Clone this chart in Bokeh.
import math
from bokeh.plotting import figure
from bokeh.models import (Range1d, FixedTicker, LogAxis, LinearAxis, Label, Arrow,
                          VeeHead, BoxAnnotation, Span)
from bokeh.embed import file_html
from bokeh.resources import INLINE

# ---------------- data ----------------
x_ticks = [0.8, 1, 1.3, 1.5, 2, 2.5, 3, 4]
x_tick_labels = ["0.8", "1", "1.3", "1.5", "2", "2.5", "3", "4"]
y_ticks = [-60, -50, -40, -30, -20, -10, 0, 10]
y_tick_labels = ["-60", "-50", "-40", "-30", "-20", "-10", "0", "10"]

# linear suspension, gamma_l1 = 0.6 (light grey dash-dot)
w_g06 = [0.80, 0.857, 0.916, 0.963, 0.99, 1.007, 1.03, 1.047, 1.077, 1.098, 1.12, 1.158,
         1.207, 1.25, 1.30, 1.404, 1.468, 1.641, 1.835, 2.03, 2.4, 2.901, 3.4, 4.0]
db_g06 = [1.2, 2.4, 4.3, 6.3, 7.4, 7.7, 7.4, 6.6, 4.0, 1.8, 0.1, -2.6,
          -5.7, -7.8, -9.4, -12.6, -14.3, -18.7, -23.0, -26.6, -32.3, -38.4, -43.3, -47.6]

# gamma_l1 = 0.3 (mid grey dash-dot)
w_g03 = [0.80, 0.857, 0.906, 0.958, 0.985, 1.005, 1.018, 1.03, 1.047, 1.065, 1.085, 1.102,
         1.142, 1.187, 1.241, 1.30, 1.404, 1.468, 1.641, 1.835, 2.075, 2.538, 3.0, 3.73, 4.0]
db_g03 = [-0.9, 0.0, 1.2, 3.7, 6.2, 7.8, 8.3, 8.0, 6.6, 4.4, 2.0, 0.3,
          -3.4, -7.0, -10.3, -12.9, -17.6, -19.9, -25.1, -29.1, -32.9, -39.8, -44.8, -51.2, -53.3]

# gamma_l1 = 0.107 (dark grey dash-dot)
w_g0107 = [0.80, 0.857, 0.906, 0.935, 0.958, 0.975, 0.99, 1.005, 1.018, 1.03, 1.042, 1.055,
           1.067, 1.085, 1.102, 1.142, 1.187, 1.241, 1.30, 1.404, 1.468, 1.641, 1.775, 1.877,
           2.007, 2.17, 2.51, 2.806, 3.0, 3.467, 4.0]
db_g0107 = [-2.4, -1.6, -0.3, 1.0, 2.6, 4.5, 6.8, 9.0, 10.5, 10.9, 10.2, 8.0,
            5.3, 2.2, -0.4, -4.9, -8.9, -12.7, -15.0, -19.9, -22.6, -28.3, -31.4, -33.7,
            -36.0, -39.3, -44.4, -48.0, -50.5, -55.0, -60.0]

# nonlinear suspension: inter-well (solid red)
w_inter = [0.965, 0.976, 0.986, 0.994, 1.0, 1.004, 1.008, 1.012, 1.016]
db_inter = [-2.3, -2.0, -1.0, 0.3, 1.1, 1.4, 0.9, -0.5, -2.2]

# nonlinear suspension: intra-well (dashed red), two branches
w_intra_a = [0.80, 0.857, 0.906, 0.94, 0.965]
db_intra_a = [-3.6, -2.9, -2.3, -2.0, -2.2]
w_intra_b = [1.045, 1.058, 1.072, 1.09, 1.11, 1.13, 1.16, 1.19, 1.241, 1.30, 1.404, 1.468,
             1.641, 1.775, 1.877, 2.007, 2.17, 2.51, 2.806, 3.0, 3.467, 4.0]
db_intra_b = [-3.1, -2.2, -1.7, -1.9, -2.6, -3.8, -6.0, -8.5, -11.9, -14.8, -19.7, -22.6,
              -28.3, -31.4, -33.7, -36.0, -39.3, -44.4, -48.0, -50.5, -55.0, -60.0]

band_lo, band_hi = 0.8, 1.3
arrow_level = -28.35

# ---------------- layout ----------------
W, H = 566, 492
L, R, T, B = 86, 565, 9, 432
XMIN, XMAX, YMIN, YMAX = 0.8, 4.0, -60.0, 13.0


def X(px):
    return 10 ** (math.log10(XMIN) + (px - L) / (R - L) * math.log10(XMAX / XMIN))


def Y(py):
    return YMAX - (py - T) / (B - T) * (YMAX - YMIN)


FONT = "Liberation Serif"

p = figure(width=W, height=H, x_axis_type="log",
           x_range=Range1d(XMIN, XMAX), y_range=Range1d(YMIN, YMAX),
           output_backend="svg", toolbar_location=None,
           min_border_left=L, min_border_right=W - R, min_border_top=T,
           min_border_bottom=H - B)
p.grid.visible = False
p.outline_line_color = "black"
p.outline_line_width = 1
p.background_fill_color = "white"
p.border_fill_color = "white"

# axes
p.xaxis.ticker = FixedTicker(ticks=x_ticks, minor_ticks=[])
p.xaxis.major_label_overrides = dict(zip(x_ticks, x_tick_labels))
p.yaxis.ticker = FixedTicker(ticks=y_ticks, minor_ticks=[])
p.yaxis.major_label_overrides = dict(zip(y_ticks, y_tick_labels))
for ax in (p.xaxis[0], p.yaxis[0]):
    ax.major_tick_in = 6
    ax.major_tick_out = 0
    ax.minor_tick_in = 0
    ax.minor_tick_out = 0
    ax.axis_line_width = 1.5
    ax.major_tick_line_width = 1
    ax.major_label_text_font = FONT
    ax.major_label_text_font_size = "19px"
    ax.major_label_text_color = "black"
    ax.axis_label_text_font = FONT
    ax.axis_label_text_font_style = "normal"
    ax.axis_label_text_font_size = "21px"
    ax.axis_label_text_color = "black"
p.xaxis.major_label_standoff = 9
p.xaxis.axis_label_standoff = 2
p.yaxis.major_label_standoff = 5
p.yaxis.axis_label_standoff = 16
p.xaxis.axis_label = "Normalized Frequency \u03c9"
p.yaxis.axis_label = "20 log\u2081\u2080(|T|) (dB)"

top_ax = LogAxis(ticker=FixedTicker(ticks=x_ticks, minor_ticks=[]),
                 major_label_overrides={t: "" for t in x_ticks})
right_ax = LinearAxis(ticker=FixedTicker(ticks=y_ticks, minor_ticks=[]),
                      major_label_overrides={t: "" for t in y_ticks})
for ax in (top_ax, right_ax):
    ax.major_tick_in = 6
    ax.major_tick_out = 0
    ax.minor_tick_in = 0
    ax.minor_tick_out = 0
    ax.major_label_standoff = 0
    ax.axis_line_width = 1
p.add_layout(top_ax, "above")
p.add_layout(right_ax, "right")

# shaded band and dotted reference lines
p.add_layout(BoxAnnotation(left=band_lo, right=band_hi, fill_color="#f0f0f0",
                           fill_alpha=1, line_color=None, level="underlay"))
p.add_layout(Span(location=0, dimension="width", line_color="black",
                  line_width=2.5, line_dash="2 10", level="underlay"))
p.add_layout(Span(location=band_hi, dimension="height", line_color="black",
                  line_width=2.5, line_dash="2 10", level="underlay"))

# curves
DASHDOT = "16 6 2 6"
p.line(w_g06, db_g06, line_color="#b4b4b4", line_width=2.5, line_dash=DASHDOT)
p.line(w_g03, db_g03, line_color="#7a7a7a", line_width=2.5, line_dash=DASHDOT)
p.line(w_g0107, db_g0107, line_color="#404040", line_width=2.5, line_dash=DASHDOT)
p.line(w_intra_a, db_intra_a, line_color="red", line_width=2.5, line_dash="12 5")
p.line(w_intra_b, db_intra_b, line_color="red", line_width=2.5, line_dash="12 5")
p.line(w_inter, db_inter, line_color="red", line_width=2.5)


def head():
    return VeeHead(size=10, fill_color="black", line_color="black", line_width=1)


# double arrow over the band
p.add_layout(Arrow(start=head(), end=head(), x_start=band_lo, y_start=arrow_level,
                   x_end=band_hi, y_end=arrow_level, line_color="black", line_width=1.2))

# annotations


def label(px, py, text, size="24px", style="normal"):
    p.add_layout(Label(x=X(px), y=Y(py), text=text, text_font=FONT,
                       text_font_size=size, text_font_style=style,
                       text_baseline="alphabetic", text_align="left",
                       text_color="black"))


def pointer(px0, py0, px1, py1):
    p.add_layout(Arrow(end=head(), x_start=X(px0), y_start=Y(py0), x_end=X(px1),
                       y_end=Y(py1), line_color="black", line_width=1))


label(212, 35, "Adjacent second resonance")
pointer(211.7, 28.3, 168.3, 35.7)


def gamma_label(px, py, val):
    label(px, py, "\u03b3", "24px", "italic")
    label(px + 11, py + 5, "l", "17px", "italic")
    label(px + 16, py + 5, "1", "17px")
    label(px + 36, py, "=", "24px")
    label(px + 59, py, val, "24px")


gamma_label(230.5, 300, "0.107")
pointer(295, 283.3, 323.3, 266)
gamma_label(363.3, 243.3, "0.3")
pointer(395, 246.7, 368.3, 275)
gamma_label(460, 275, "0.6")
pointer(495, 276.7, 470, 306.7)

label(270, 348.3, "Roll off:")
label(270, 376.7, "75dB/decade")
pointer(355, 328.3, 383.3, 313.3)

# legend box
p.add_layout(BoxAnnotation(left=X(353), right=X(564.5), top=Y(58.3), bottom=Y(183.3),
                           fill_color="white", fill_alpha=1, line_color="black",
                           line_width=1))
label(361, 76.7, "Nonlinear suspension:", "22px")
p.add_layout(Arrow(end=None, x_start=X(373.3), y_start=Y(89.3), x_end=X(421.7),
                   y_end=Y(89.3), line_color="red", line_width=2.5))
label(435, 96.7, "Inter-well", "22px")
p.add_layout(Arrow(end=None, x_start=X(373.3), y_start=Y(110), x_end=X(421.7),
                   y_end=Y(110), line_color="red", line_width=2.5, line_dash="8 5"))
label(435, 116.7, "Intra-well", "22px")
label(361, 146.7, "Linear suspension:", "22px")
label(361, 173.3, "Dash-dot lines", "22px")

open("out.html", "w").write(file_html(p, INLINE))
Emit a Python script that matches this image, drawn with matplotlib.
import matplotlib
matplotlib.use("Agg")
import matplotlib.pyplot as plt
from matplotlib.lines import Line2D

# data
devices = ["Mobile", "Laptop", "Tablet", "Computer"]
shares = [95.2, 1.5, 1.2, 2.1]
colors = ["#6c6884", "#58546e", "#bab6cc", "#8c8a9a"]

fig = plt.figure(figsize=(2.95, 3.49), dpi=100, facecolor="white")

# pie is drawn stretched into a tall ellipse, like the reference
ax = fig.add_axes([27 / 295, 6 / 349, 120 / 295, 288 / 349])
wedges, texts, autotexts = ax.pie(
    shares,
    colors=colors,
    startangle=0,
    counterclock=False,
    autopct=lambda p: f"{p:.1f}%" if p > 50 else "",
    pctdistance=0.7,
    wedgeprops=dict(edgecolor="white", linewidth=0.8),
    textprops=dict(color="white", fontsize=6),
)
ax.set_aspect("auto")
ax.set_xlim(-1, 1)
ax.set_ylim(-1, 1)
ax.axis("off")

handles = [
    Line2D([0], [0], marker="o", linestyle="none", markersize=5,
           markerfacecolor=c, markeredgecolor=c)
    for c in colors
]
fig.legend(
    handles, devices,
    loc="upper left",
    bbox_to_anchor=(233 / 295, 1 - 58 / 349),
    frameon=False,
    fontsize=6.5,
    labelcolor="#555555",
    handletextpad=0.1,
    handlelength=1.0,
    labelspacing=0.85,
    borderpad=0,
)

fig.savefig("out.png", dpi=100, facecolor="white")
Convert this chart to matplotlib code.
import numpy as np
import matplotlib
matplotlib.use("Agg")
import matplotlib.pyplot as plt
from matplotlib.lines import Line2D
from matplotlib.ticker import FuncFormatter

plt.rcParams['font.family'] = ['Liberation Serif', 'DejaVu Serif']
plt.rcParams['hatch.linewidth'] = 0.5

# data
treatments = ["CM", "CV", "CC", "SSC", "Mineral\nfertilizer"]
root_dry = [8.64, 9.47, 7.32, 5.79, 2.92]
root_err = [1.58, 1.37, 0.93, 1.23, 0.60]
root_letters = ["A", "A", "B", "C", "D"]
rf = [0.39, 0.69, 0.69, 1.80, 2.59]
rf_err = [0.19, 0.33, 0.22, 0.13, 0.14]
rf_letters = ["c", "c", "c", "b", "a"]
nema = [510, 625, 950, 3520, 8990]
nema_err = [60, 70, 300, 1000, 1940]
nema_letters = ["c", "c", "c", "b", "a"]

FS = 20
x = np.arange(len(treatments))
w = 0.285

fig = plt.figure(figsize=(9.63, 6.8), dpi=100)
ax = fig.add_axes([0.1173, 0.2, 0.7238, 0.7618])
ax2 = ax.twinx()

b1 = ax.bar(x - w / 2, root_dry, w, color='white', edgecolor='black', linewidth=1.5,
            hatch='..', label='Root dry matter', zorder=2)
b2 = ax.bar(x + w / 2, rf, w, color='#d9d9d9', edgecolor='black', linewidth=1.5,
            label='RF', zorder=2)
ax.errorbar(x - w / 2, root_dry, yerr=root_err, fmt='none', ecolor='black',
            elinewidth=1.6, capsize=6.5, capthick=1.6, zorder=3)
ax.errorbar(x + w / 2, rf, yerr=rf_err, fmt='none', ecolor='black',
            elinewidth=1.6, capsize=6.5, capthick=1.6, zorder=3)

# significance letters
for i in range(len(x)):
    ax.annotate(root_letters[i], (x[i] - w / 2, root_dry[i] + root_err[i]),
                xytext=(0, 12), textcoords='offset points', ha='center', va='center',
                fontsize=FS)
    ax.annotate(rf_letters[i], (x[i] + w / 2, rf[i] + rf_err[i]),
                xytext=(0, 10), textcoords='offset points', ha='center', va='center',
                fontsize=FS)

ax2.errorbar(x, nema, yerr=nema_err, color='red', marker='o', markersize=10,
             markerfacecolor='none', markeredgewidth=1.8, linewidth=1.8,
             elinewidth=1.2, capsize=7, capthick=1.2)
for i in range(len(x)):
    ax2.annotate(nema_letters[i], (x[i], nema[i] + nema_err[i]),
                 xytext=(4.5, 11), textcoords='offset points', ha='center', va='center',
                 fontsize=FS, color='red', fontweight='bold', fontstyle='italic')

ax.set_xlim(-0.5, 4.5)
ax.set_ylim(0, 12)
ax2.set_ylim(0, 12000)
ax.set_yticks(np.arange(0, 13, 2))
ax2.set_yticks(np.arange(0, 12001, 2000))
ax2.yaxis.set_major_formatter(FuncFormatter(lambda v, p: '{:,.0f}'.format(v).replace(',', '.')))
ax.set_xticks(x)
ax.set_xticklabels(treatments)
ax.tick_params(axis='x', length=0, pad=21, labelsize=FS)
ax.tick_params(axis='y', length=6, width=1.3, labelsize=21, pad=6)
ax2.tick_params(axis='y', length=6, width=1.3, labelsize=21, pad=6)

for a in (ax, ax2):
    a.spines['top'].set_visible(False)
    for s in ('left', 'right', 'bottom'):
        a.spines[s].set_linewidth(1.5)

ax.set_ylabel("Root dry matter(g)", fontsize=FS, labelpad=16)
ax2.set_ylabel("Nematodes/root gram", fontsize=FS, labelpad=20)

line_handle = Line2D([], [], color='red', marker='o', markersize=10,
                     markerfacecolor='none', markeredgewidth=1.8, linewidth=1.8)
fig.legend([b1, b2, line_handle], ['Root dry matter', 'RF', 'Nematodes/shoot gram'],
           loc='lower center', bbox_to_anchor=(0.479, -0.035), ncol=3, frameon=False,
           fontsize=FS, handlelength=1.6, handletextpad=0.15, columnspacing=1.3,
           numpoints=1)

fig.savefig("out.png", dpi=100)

====

TASK INSTRUCTIONS:
Extract the lines from the line with "Emit a Python" through the line with "ax2 = ax.twinx()". Keep both of those lines, copy everything exactly, and add nothing.

RESULT OF THE EXERCISE:
Emit a Python script that matches this image, drawn with matplotlib.
import matplotlib
matplotlib.use("Agg")
import matplotlib.pyplot as plt
from matplotlib.lines import Line2D

# data
devices = ["Mobile", "Laptop", "Tablet", "Computer"]
shares = [95.2, 1.5, 1.2, 2.1]
colors = ["#6c6884", "#58546e", "#bab6cc", "#8c8a9a"]

fig = plt.figure(figsize=(2.95, 3.49), dpi=100, facecolor="white")

# pie is drawn stretched into a tall ellipse, like the reference
ax = fig.add_axes([27 / 295, 6 / 349, 120 / 295, 288 / 349])
wedges, texts, autotexts = ax.pie(
    shares,
    colors=colors,
    startangle=0,
    counterclock=False,
    autopct=lambda p: f"{p:.1f}%" if p > 50 else "",
    pctdistance=0.7,
    wedgeprops=dict(edgecolor="white", linewidth=0.8),
    textprops=dict(color="white", fontsize=6),
)
ax.set_aspect("auto")
ax.set_xlim(-1, 1)
ax.set_ylim(-1, 1)
ax.axis("off")

handles = [
    Line2D([0], [0], marker="o", linestyle="none", markersize=5,
           markerfacecolor=c, markeredgecolor=c)
    for c in colors
]
fig.legend(
    handles, devices,
    loc="upper left",
    bbox_to_anchor=(233 / 295, 1 - 58 / 349),
    frameon=False,
    fontsize=6.5,
    labelcolor="#555555",
    handletextpad=0.1,
    handlelength=1.0,
    labelspacing=0.85,
    borderpad=0,
)

fig.savefig("out.png", dpi=100, facecolor="white")
Convert this chart to matplotlib code.
import numpy as np
import matplotlib
matplotlib.use("Agg")
import matplotlib.pyplot as plt
from matplotlib.lines import Line2D
from matplotlib.ticker import FuncFormatter

plt.rcParams['font.family'] = ['Liberation Serif', 'DejaVu Serif']
plt.rcParams['hatch.linewidth'] = 0.5

# data
treatments = ["CM", "CV", "CC", "SSC", "Mineral\nfertilizer"]
root_dry = [8.64, 9.47, 7.32, 5.79, 2.92]
root_err = [1.58, 1.37, 0.93, 1.23, 0.60]
root_letters = ["A", "A", "B", "C", "D"]
rf = [0.39, 0.69, 0.69, 1.80, 2.59]
rf_err = [0.19, 0.33, 0.22, 0.13, 0.14]
rf_letters = ["c", "c", "c", "b", "a"]
nema = [510, 625, 950, 3520, 8990]
nema_err = [60, 70, 300, 1000, 1940]
nema_letters = ["c", "c", "c", "b", "a"]

FS = 20
x = np.arange(len(treatments))
w = 0.285

fig = plt.figure(figsize=(9.63, 6.8), dpi=100)
ax = fig.add_axes([0.1173, 0.2, 0.7238, 0.7618])
ax2 = ax.twinx()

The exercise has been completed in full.